#### Description of the task
Output each entry that follows exactly. Images stay out.

#### Recorded information
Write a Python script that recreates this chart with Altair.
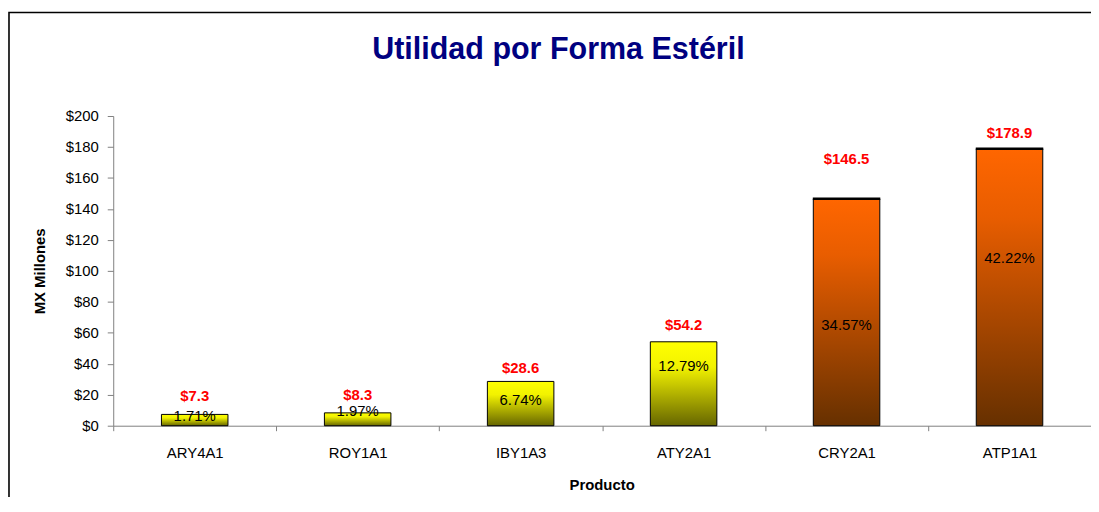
import altair as alt
import pandas as pd

productos = ["ARY4A1", "ROY1A1", "IBY1A3", "ATY2A1", "CRY2A1", "ATP1A1"]
utilidad = [7.3, 8.3, 28.6, 54.2, 146.5, 178.9]
porcentaje = [1.71, 1.97, 6.74, 12.79, 34.57, 42.22]
grupo = ["amarillo", "amarillo", "amarillo", "amarillo", "naranja", "naranja"]
y_ticks = [0, 20, 40, 60, 80, 100, 120, 140, 160, 180, 200]
# vertical anchor (in data units) of each label
pct_label_y = [6.0, 9.8, 16.9, 38.7, 65.0, 108.2]
val_label_y = [19.2, 19.5, 37.4, 64.8, 172.4, 189.2]

df = pd.DataFrame({
    "Producto": productos,
    "Utilidad": utilidad,
    "Porcentaje": porcentaje,
    "Grupo": grupo,
    "pct_y": pct_label_y,
    "val_y": val_label_y,
})

FONT = "Liberation Sans"

x_axis = alt.Axis(
    title="Producto",
    labelAngle=0,
    tickBand="extent",
    tickSize=5,
    labelPadding=15,
    titleX=492,
    titleY=59,
    titleBaseline="middle",
)
y_axis = alt.Axis(
    title="MX Millones",
    values=y_ticks,
    tickCount=11,
    format="$,.0f",
    tickSize=6,
    labelPadding=9,
    labelOverlap=False,
    titleX=-74,
    titleY=156,
    titleBaseline="middle",
    titleAngle=-90,
)
x_scale = alt.Scale(paddingInner=0, paddingOuter=0)
y_scale = alt.Scale(domain=[0, 200], nice=False)


def X():
    return alt.X("Producto:N", sort=productos, scale=x_scale, axis=x_axis)


def Y(field):
    return alt.Y(field, type="quantitative", scale=y_scale, axis=y_axis)


yellow = {
    "gradient": "linear", "x1": 0, "x2": 0, "y1": 0, "y2": 1,
    "stops": [
        {"offset": 0, "color": "#FFFF00"},
        {"offset": 0.3, "color": "#F2F200"},
        {"offset": 1, "color": "#666600"},
    ],
}
orange = {
    "gradient": "linear", "x1": 0, "x2": 0, "y1": 0, "y2": 1,
    "stops": [
        {"offset": 0, "color": "#FF6600"},
        {"offset": 0.25, "color": "#E85D00"},
        {"offset": 1, "color": "#663000"},
    ],
}

base = alt.Chart(df)

bars_y = base.transform_filter(alt.datum.Grupo == "amarillo").mark_bar(
    width=67, fill=yellow, stroke="black", strokeWidth=1
).encode(x=X(), y=Y("Utilidad"))

bars_o = base.transform_filter(alt.datum.Grupo == "naranja").mark_bar(
    width=67, fill=orange, stroke="black", strokeWidth=1
).encode(x=X(), y=Y("Utilidad"))

tops_o = base.transform_filter(alt.datum.Grupo == "naranja").mark_tick(
    thickness=2.5, size=68, color="black", opacity=1
).encode(x=X(), y=Y("Utilidad"))

pct_text = base.transform_calculate(
    lbl="format(datum.Porcentaje, '.2f') + '%'"
).mark_text(
    font=FONT, fontSize=15, color="black", baseline="middle", align="center"
).encode(x=X(), y=Y("pct_y"), text="lbl:N")

val_text = base.transform_calculate(
    lbl="'$' + format(datum.Utilidad, '.1f')"
).mark_text(
    font=FONT, fontSize=15, fontWeight="bold", color="#FF0000",
    baseline="middle", align="center"
).encode(x=X(), y=Y("val_y"), text="lbl:N")

one = alt.Chart(pd.DataFrame({"t": ["Utilidad por Forma Estéril"]}))

title_text = one.mark_text(
    font=FONT, fontSize=30.7, fontWeight="bold", color="#000080",
    baseline="alphabetic", align="center"
).encode(x=alt.value(448.5), y=alt.value(-57), text="t:N")

frame = one.mark_rect(
    fill="transparent", stroke="black", strokeWidth=1.6
).encode(
    x=alt.value(-105), x2=alt.value(2000),
    y=alt.value(-104.2), y2=alt.value(2000),
)

chart = alt.layer(
    frame, bars_y, bars_o, tops_o, pct_text, val_text, title_text
).properties(
    width=985,
    height=312,
    autosize=alt.AutoSizeParams(type="none"),
    padding={"left": 106, "top": 107, "right": 0, "bottom": 70},
    background="white",
).configure_view(
    strokeWidth=0
).configure_axis(
    labelFont=FONT,
    labelFontSize=15,
    labelColor="black",
    titleFont=FONT,
    titleFontSize=15,
    titleFontWeight="bold",
    titleColor="black",
    domainColor="#808080",
    tickColor="#808080",
    domainWidth=1,
    tickWidth=1,
    grid=False,
).configure_axisY(
    labelOverlap=False
)

chart.save("out.html", embed_options={"renderer": "svg", "actions": False})
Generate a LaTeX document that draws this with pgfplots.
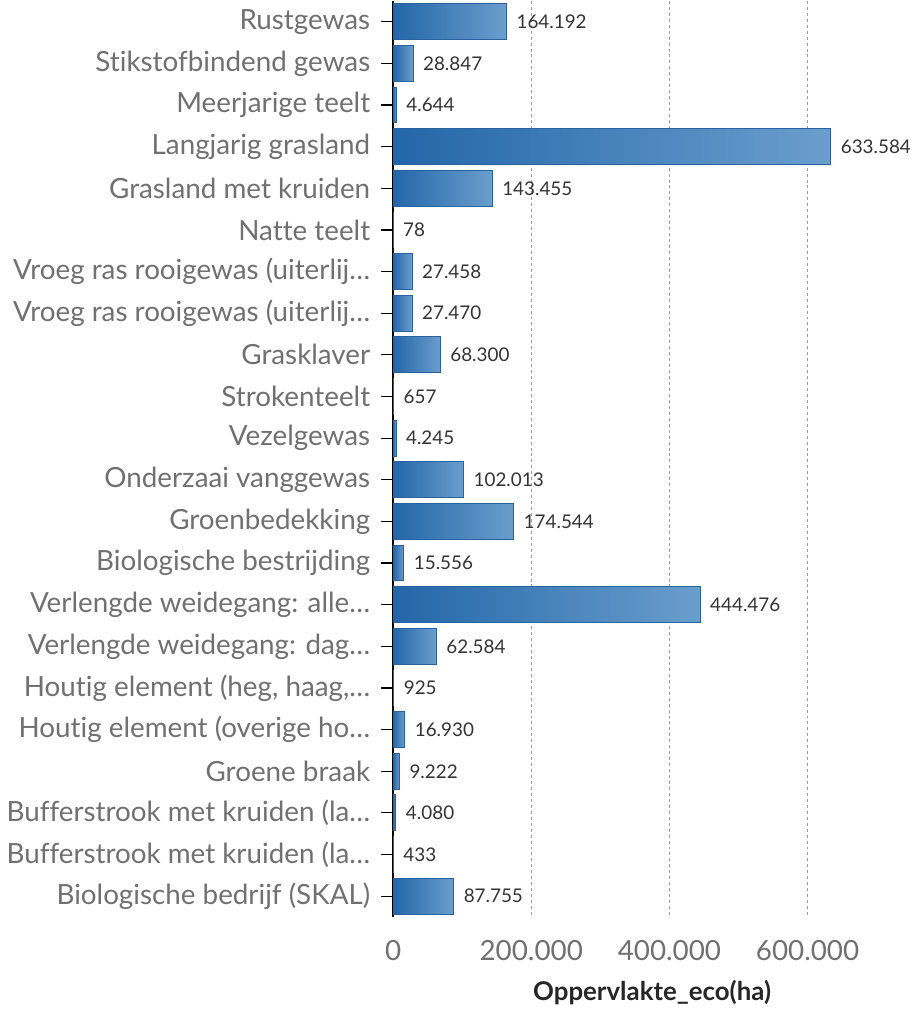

#### Task response
Write a Python script that recreates this chart with Altair.
import altair as alt
import pandas as pd

productos = ["ARY4A1", "ROY1A1", "IBY1A3", "ATY2A1", "CRY2A1", "ATP1A1"]
utilidad = [7.3, 8.3, 28.6, 54.2, 146.5, 178.9]
porcentaje = [1.71, 1.97, 6.74, 12.79, 34.57, 42.22]
grupo = ["amarillo", "amarillo", "amarillo", "amarillo", "naranja", "naranja"]
y_ticks = [0, 20, 40, 60, 80, 100, 120, 140, 160, 180, 200]
# vertical anchor (in data units) of each label
pct_label_y = [6.0, 9.8, 16.9, 38.7, 65.0, 108.2]
val_label_y = [19.2, 19.5, 37.4, 64.8, 172.4, 189.2]

df = pd.DataFrame({
    "Producto": productos,
    "Utilidad": utilidad,
    "Porcentaje": porcentaje,
    "Grupo": grupo,
    "pct_y": pct_label_y,
    "val_y": val_label_y,
})

FONT = "Liberation Sans"

x_axis = alt.Axis(
    title="Producto",
    labelAngle=0,
    tickBand="extent",
    tickSize=5,
    labelPadding=15,
    titleX=492,
    titleY=59,
    titleBaseline="middle",
)
y_axis = alt.Axis(
    title="MX Millones",
    values=y_ticks,
    tickCount=11,
    format="$,.0f",
    tickSize=6,
    labelPadding=9,
    labelOverlap=False,
    titleX=-74,
    titleY=156,
    titleBaseline="middle",
    titleAngle=-90,
)
x_scale = alt.Scale(paddingInner=0, paddingOuter=0)
y_scale = alt.Scale(domain=[0, 200], nice=False)


def X():
    return alt.X("Producto:N", sort=productos, scale=x_scale, axis=x_axis)


def Y(field):
    return alt.Y(field, type="quantitative", scale=y_scale, axis=y_axis)


yellow = {
    "gradient": "linear", "x1": 0, "x2": 0, "y1": 0, "y2": 1,
    "stops": [
        {"offset": 0, "color": "#FFFF00"},
        {"offset": 0.3, "color": "#F2F200"},
        {"offset": 1, "color": "#666600"},
    ],
}
orange = {
    "gradient": "linear", "x1": 0, "x2": 0, "y1": 0, "y2": 1,
    "stops": [
        {"offset": 0, "color": "#FF6600"},
        {"offset": 0.25, "color": "#E85D00"},
        {"offset": 1, "color": "#663000"},
    ],
}

base = alt.Chart(df)

bars_y = base.transform_filter(alt.datum.Grupo == "amarillo").mark_bar(
    width=67, fill=yellow, stroke="black", strokeWidth=1
).encode(x=X(), y=Y("Utilidad"))

bars_o = base.transform_filter(alt.datum.Grupo == "naranja").mark_bar(
    width=67, fill=orange, stroke="black", strokeWidth=1
).encode(x=X(), y=Y("Utilidad"))

tops_o = base.transform_filter(alt.datum.Grupo == "naranja").mark_tick(
    thickness=2.5, size=68, color="black", opacity=1
).encode(x=X(), y=Y("Utilidad"))

pct_text = base.transform_calculate(
    lbl="format(datum.Porcentaje, '.2f') + '%'"
).mark_text(
    font=FONT, fontSize=15, color="black", baseline="middle", align="center"
).encode(x=X(), y=Y("pct_y"), text="lbl:N")

val_text = base.transform_calculate(
    lbl="'$' + format(datum.Utilidad, '.1f')"
).mark_text(
    font=FONT, fontSize=15, fontWeight="bold", color="#FF0000",
    baseline="middle", align="center"
).encode(x=X(), y=Y("val_y"), text="lbl:N")

one = alt.Chart(pd.DataFrame({"t": ["Utilidad por Forma Estéril"]}))

title_text = one.mark_text(
    font=FONT, fontSize=30.7, fontWeight="bold", color="#000080",
    baseline="alphabetic", align="center"
).encode(x=alt.value(448.5), y=alt.value(-57), text="t:N")

frame = one.mark_rect(
    fill="transparent", stroke="black", strokeWidth=1.6
).encode(
    x=alt.value(-105), x2=alt.value(2000),
    y=alt.value(-104.2), y2=alt.value(2000),
)

chart = alt.layer(
    frame, bars_y, bars_o, tops_o, pct_text, val_text, title_text
).properties(
    width=985,
    height=312,
    autosize=alt.AutoSizeParams(type="none"),
    padding={"left": 106, "top": 107, "right": 0, "bottom": 70},
    background="white",
).configure_view(
    strokeWidth=0
).configure_axis(
    labelFont=FONT,
    labelFontSize=15,
    labelColor="black",
    titleFont=FONT,
    titleFontSize=15,
    titleFontWeight="bold",
    titleColor="black",
    domainColor="#808080",
    tickColor="#808080",
    domainWidth=1,
    tickWidth=1,
    grid=False,
).configure_axisY(
    labelOverlap=False
)

chart.save("out.html", embed_options={"renderer": "svg", "actions": False})
Generate a LaTeX document that draws this with pgfplots.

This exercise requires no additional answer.